Friends of the Cross…

The very centre of Christian life is Christ from whom it takes its name, and the Christian life is the earthly life of Jesus lived by us under the influence of the Risen Christ.  Jesus had great difficulty, in fact He does not seem to have succeeded, in teaching His Apostles that He was to suffer and die.  They only really accepted the scandal of the Cross after He had risen and sent them the Holy Spirit.  Once the Holy Spirit had come and the Church had been founded and sent on its way, it was Christ Crucified and Risen Who was preached, and the Risen life Our Lord was seen as being due to His Crucifixion.  Without the Cross there is no resurrection.

It is hardly possible to say too often that our way to heaven is the Way of the Cross.  The Christian life is the imitation of Christ, and He chose the Way of the Cross.  It is quite true that He carried the Cross for us.  It is true that He suffered on our behalf.  It is true that He carried our punishment Himself.  But He did not choose to dissociate us from Himself by doing everything for us in such a way that we have nothing to do.  “Do this in memory of Me” He said as He committed Himself to the Garden of Gethsemane, to the scourging at the pillar, and to the Cross on Calvary.  Earlier on, before they were near to seeing what He really meant, Our Lord had told all His followers, “If you want to be My disciple, take up your cross and follow Me. . .

[And lest we conclude] that although we have to accept the crosses that come our way, apart from them we can enjoy ourselves and live a life no more strict or self-disciplined that the average good person around us, who has no religion but is kind and cheerful under troubles and generally does good, Jesus said, “Deny yourself, and take your cross and follow Me.”  This charter of disciples . . . demands that we not only endure or accept the cross, but that at least in some degree we choose it as part of our own lives.  There are no exceptions to this instruction for Christians. . . We have to have the spirit of Christ Crucified, not just Christ glorified.

The demands of the Christian life and the quality of even the minimum Christian spirit are such that the only way to be a follower of Christ . . . is to take our vocation so seriously and responsibly that we positively struggle to get free from the self-indulgent spirit and the easy spirit and the spirit of opposition to suffering in our lives.  You cannot be a Christian unless you are wholehearted in denying yourself prudently, taking up willingly the cross God sends, and following Christ Our Lord in His complete dedication to God, to asceticism, to Christian poverty, chastity and obedience, to prayer and to good works. . .

The most special gift that Our Lord can give us as a sign of His favour is a special attitude to the Cross.  All Christians must take it up if they want to be disciples at all, but those who want to be beloved disciples are invited to come the Cross voluntarily, and it is the choice of the Cross rather than its mere acceptance that enables the Cross to get at that remnant of self-love within us and set us free for God and for others without any selfishness left in us. . .
           
God will give anyone of us who is a real Friend of the Cross and who really is resolved to follow the difficult upward path to greater perfection a cross specially designed . . . to get right into that self-centre of us and open it up to Him. . . It will be a weakness or a temptation or a phobia or a compulsion or something else quite unacceptable as far as your ideas of the will of God and the saving cross of Christ are concerned.  If you are to lose that final interior prison of self and open out to God, this impossible cross that He sends you has to be accepted and taken up. . .

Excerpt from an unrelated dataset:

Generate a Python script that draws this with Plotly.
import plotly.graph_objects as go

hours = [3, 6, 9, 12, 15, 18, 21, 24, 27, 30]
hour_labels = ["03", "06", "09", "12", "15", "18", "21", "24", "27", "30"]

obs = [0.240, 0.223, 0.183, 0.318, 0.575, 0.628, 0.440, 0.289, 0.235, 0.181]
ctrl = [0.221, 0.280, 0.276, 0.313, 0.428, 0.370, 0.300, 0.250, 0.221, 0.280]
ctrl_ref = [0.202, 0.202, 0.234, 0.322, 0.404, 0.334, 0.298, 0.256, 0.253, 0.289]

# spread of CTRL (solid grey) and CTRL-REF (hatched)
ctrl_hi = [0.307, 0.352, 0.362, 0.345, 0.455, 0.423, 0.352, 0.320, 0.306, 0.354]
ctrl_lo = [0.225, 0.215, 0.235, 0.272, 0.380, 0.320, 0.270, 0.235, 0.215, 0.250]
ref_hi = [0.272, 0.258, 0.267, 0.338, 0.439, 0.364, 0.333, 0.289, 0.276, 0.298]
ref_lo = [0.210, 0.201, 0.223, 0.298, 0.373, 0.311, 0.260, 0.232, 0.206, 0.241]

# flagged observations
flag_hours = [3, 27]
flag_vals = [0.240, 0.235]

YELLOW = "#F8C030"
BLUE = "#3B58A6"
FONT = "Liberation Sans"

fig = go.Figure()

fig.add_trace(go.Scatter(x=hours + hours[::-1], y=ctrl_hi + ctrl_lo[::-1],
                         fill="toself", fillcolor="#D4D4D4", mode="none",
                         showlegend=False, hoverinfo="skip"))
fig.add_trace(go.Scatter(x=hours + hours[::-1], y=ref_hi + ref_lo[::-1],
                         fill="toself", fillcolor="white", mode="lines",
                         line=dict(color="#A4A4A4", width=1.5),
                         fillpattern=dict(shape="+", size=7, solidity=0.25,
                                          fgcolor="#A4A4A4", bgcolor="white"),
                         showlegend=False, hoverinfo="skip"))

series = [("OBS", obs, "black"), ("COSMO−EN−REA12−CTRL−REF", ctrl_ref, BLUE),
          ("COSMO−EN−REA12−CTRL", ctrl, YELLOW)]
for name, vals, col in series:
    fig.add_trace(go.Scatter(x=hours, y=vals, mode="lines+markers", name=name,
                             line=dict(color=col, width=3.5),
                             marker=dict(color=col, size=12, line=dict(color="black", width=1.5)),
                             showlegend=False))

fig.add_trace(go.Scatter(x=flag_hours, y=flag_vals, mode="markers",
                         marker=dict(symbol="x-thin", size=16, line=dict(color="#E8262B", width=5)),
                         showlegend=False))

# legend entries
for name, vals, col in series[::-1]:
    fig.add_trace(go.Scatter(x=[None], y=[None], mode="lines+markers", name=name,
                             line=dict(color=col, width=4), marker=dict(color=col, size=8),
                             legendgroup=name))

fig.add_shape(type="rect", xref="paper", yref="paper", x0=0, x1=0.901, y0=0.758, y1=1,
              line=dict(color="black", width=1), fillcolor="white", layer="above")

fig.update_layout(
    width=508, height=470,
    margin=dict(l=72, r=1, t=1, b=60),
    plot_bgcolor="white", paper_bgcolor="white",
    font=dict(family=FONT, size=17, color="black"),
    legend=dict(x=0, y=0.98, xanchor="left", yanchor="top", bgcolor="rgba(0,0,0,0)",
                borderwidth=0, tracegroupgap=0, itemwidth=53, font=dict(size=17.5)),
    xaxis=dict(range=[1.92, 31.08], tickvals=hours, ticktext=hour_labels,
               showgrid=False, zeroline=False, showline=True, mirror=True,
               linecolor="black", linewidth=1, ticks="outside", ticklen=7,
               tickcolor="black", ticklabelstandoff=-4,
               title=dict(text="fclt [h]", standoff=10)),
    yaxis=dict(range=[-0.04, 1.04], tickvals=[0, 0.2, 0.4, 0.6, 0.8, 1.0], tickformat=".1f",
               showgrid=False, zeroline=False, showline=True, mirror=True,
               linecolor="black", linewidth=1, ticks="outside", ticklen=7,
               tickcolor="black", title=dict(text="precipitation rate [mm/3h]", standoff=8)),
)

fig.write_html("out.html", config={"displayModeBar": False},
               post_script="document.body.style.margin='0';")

The Church has always taught, as Jesus and St. Paul did, that each person is called to be holy, to grow into a perfect member of Christ, and this path to holiness is one that requires real dedication and real commitment.  Let us see ourselves as having, each one of us, a very special and individual call from Christ to follow Him and to carry out a real mission for Him, even if it is a purely passive one in the case of the very old or very ill.  Carrying the Cross in the right spirit is a very great work indeed and is a real share in the activity of Christ at its most valuable and effective.  Whatever we do in our various vocations, may it be seasoned by the Cross, and may we truly be Friends of that Cross.